» Set task:
Drop the pictures and give back word for word the lines from the line holding "Rebuild this chart" to the line holding "const yTicks = [14, 16, 18, 20, 22, 24, 26];", both included.

_ _ _ _

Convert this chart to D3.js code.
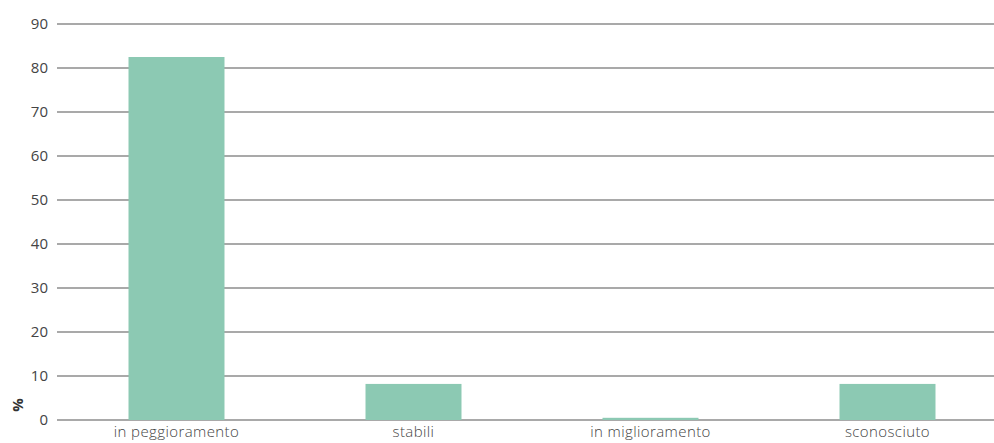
<!DOCTYPE html>
<html><head><meta charset="utf-8">
<script src="https://cdn.jsdelivr.net/npm/d3@7"></script>
<style>body{margin:0;background:#fff}svg{display:block}text{font-family:"Open Sans",Roboto,sans-serif}</style>
</head><body>
<svg id="c" width="994" height="443"></svg>
<script>
const categories = ["in peggioramento","stabili","in miglioramento","sconosciuto"];
const values = [82.5, 8.2, 0.5, 8.2];
const yTicks = [0,10,20,30,40,50,60,70,80,90];
const yLabel = "%";

const svg = d3.select("#c");
const y = d3.scaleLinear().domain([0,90]).range([420,24]);
const x = d3.scaleBand().domain(categories).range([58,1006]).paddingInner(0.595).paddingOuter(0.2975);

svg.append("g").selectAll("line").data(yTicks).join("line")
  .attr("x1",57).attr("x2",994)
  .attr("y1",d=>y(d)).attr("y2",d=>y(d))
  .attr("stroke","#8c8c8c").attr("stroke-width",1.3);

svg.append("g").selectAll("text").data(yTicks).join("text")
  .attr("x",48).attr("y",d=>y(d)).attr("dy","0.36em")
  .attr("text-anchor","end").attr("font-size",15).attr("font-weight",400).attr("fill","#444")
  .text(d=>d);

svg.append("g").selectAll("rect").data(values).join("rect")
  .attr("x",(d,i)=>x(categories[i])).attr("width",x.bandwidth())
  .attr("y",d=>y(d)).attr("height",d=>y(0)-y(d))
  .attr("fill","#8cc9b3");

svg.append("g").selectAll("text").data(categories).join("text")
  .attr("x",d=>x(d)+x.bandwidth()/2).attr("y",437)
  .attr("text-anchor","middle").attr("font-size",15).attr("font-weight",300)
  .attr("letter-spacing","0.4px").attr("fill","#444")
  .text(d=>d);

svg.append("text").attr("transform","translate(23,405) rotate(-90)")
  .attr("text-anchor","middle").attr("font-size",15).attr("font-weight","bold").attr("fill","#333")
  .text(yLabel);
</script>
</body></html>
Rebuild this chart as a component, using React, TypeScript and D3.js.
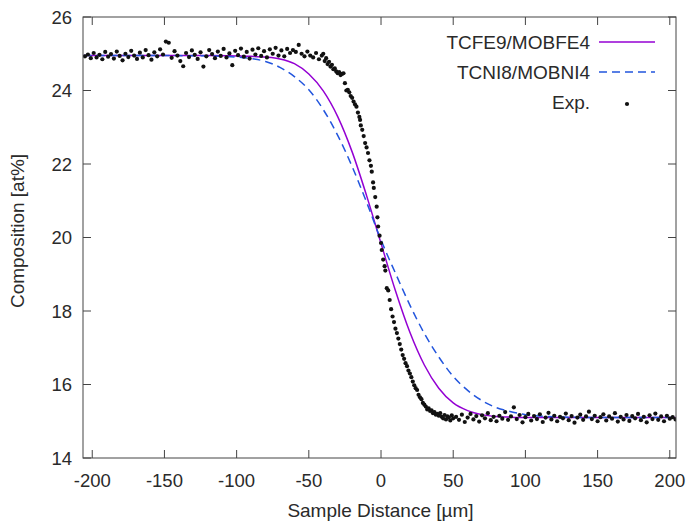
import React from "react";
import * as d3 from "d3";

const xTicks = [-200, -150, -100, -50, 0, 50, 100, 150, 200];
const yTicks = [14, 16, 18, 20, 22, 24, 26];

const seriesNames = ["TCFE9/MOBFE4", "TCNI8/MOBNI4", "Exp."];

// TCFE9/MOBFE4 (solid)
const tcfe9: [number, number][] = [
  [-206, 24.95], [-150, 24.95], [-120, 24.95], [-100, 24.94], [-90, 24.93], [-80, 24.91],
  [-70, 24.86], [-60, 24.73], [-50, 24.45], [-40, 23.99], [-30, 23.29], [-20, 22.33],
  [-10, 21.14], [0, 19.84], [10, 18.55], [20, 17.42], [30, 16.53], [40, 15.9], [50, 15.5],
  [60, 15.29], [70, 15.18], [80, 15.13], [90, 15.11], [100, 15.1], [150, 15.1], [204, 15.1],
];

// TCNI8/MOBNI4 (dashed)
const tcni8: [number, number][] = [
  [-206, 24.95], [-150, 24.95], [-120, 24.94], [-100, 24.91], [-90, 24.87], [-80, 24.79],
  [-70, 24.63], [-60, 24.38], [-50, 24.02], [-40, 23.48], [-30, 22.78], [-20, 21.93],
  [-10, 20.96], [0, 19.93], [10, 19.03], [20, 18.16], [30, 17.39], [40, 16.75], [50, 16.22],
  [60, 15.84], [70, 15.56], [80, 15.37], [90, 15.26], [100, 15.18], [110, 15.14], [120, 15.12],
  [150, 15.1], [204, 15.1],
];

// Experimental points
const expData: [number, number][] = [
  [-205, 24.93], [-203, 24.98], [-201, 24.88], [-199, 25.02], [-197, 24.9], [-195, 24.97],
  [-193, 24.85], [-191, 25.05], [-189, 24.92], [-187, 24.99], [-185, 24.87], [-183, 25.06],
  [-181, 24.94], [-179, 24.82], [-177, 25.0], [-175, 24.91], [-173, 25.08], [-171, 24.95],
  [-169, 24.86], [-167, 25.03], [-165, 24.9], [-163, 25.1], [-161, 24.96], [-159, 24.84],
  [-157, 25.04], [-155, 24.93], [-153, 25.12], [-151, 24.98], [-149, 25.33], [-147, 25.3],
  [-145, 24.89], [-143, 25.07], [-141, 24.95], [-139, 24.8], [-137, 24.66], [-135, 25.02],
  [-133, 24.91], [-131, 25.09], [-129, 24.97], [-127, 24.86], [-125, 25.04], [-123, 24.65],
  [-121, 24.93], [-119, 25.1], [-117, 24.99], [-115, 24.88], [-113, 25.06], [-111, 24.94],
  [-109, 25.13], [-107, 24.9], [-105, 25.01], [-103, 24.69], [-101, 25.08], [-99, 24.96],
  [-97, 25.14], [-95, 24.92], [-93, 25.05], [-91, 24.87], [-89, 25.11], [-87, 24.98],
  [-85, 25.15], [-83, 24.94], [-81, 25.07], [-79, 24.9], [-77, 25.12], [-75, 25.0],
  [-73, 25.16], [-71, 24.95], [-69, 25.09], [-67, 24.93], [-65, 25.13], [-63, 25.02],
  [-61, 25.1], [-59, 25.05], [-57, 25.24], [-55, 25.0], [-53, 24.93], [-51, 25.06],
  [-49, 24.95], [-47, 24.9], [-45, 25.02], [-43, 24.85], [-41, 24.95], [-40, 25.0],
  [-39, 24.8], [-38, 24.88], [-37, 24.72], [-36, 24.78], [-35, 24.65], [-34, 24.7],
  [-33, 24.58], [-32, 24.6], [-31, 24.52], [-30, 24.47], [-29, 24.5], [-28, 24.42],
  [-27, 24.45], [-26, 24.47], [-25, 24.2], [-24, 24.0], [-23, 24.02], [-22, 23.95],
  [-21, 23.85], [-20, 23.8], [-19, 23.7], [-18, 23.62], [-17, 23.56], [-16, 23.4],
  [-15, 23.28], [-14.5, 23.2], [-14, 23.05], [-13, 22.93], [-12, 22.76], [-11, 22.57],
  [-10, 22.45], [-9, 22.3], [-8, 22.1], [-7, 21.95], [-6.4, 21.79], [-5.5, 21.5],
  [-5, 21.35], [-4, 21.1], [-3, 20.84], [-2.5, 20.55], [-2, 20.3], [-1, 20.05],
  [0, 19.85], [0.5, 19.66], [1.5, 19.4], [2.5, 19.22], [3, 19.1], [4, 18.62],
  [5, 18.56], [6, 18.3], [7, 18.05], [8, 17.85], [9, 17.7], [10, 17.52],
  [11, 17.4], [12, 17.25], [13, 17.1], [14, 16.95], [15, 16.8], [16, 16.7],
  [17, 16.58], [18, 16.5], [19, 16.38], [20, 16.3], [21, 16.2], [22, 16.08],
  [23, 15.98], [24, 15.9], [25, 15.85], [26, 15.72], [27, 15.65], [28, 15.6],
  [29, 15.5], [30, 15.45], [31, 15.4], [32, 15.32], [33, 15.35], [34, 15.28],
  [35, 15.3], [36, 15.22], [37, 15.25], [38, 15.18], [39, 15.2], [40, 15.15],
  [41, 15.22], [42, 15.12], [43, 15.08], [44, 15.17], [45, 15.05], [46, 15.13],
  [47, 15.1], [48, 15.02], [49, 15.16], [50, 15.08],
  [52, 15.12], [54, 15.04], [56, 15.18], [58, 14.98], [60, 15.1], [62, 15.2],
  [64, 15.05], [66, 15.14], [68, 14.99], [70, 15.16], [72, 15.08], [74, 15.22],
  [76, 15.03], [78, 15.12], [80, 15.0], [82, 15.15], [84, 15.07], [86, 15.25],
  [88, 15.04], [90, 15.13], [92, 15.38], [94, 15.06], [96, 15.17], [98, 14.97],
  [100, 15.11], [102, 15.2], [104, 15.02], [106, 15.14], [108, 15.06], [110, 15.19],
  [112, 14.98], [114, 15.1], [116, 15.23], [118, 15.05], [120, 15.15], [122, 15.0],
  [124, 15.12], [126, 15.08], [128, 15.21], [130, 15.03], [132, 15.14], [134, 14.96],
  [136, 15.1], [138, 15.18], [140, 15.04], [142, 15.13], [144, 15.26], [146, 15.06],
  [148, 15.15], [150, 15.0], [152, 15.11], [154, 15.19], [156, 15.02], [158, 15.13],
  [160, 15.07], [162, 15.22], [164, 14.99], [166, 15.12], [168, 15.05], [170, 15.17],
  [172, 15.01], [174, 15.14], [176, 15.08], [178, 15.2], [180, 15.03], [182, 15.12],
  [184, 14.97], [186, 15.16], [188, 15.06], [190, 15.21], [192, 15.04], [194, 15.13],
  [196, 15.0], [198, 15.15], [200, 15.07], [202, 15.11], [204, 15.05],
];

const W = 693;
const H = 527;
const L = 83, R = 676, T = 17, B = 458;
const purple = "#9400d3";
const blue = "#2255dd";
const textCol = "#2a2a2a";
const font = "Liberation Sans, Arial, Helvetica, sans-serif";

export default function App() {
  const x = d3.scaleLinear().domain([-206.4, 204.3]).range([L, R]);
  const y = d3.scaleLinear().domain([14, 26]).range([B, T]);
  const line = d3
    .line<[number, number]>()
    .x((d) => x(d[0]))
    .y((d) => y(d[1]))
    .curve(d3.curveMonotoneX);
  const tl = 8;
  return (
    <svg width={W} height={H} style={{ position: "absolute", left: 0, top: 0, background: "#fff" }}
      fontFamily={font}>
      <defs>
        <clipPath id="plot">
          <rect x={L} y={T} width={R - L} height={B - T} />
        </clipPath>
      </defs>
      <rect x={0} y={0} width={W} height={H} fill="#fff" />
      {xTicks.map((t) => (
        <g key={"x" + t}>
          <line x1={x(t)} x2={x(t)} y1={B} y2={B - tl} stroke="#444" />
          <line x1={x(t)} x2={x(t)} y1={T} y2={T + tl} stroke="#444" />
          <text x={x(t)} y={487} textAnchor="middle" fontSize={18.5} fill={textCol}>{t}</text>
        </g>
      ))}
      {yTicks.map((t) => (
        <g key={"y" + t}>
          <line x1={L} x2={L + tl} y1={y(t)} y2={y(t)} stroke="#444" />
          <line x1={R} x2={R - tl} y1={y(t)} y2={y(t)} stroke="#444" />
          <text x={72} y={y(t) + 6.5} textAnchor="end" fontSize={18.5} fill={textCol}>{t}</text>
        </g>
      ))}
      <g clipPath="url(#plot)">
        <path d={line(tcfe9) || ""} fill="none" stroke={purple} strokeWidth={1.5} />
        <path d={line(tcni8) || ""} fill="none" stroke={blue} strokeWidth={1.5} strokeDasharray="8,5" />
        {expData.map((d, i) => (
          <circle key={i} cx={x(d[0])} cy={y(d[1])} r={2.1} fill="#111" />
        ))}
      </g>
      <rect x={L} y={T} width={R - L} height={B - T} fill="none" stroke="#444" strokeWidth={1} />
      <text x={590} y={49} textAnchor="end" fontSize={19} fill={textCol}>{seriesNames[0]}</text>
      <line x1={599} x2={655} y1={42} y2={42} stroke={purple} strokeWidth={1.5} />
      <text x={590} y={79} textAnchor="end" fontSize={19} fill={textCol}>{seriesNames[1]}</text>
      <line x1={599} x2={655} y1={72} y2={72} stroke={blue} strokeWidth={1.5} strokeDasharray="8,5" />
      <text x={590} y={109} textAnchor="end" fontSize={19} fill={textCol}>{seriesNames[2]}</text>
      <circle cx={627} cy={104} r={2.1} fill="#111" />
      <text x={380.5} y={517} textAnchor="middle" fontSize={19} fill={textCol}>Sample Distance [µm]</text>
      <text transform="translate(24,231) rotate(-90)" textAnchor="middle" fontSize={19} fill={textCol}>
        Composition [at%]
      </text>
    </svg>
  );
}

_ _ _ _

» Result:
Rebuild this chart as a component, using React, TypeScript and D3.js.
import React from "react";
import * as d3 from "d3";

const xTicks = [-200, -150, -100, -50, 0, 50, 100, 150, 200];
const yTicks = [14, 16, 18, 20, 22, 24, 26];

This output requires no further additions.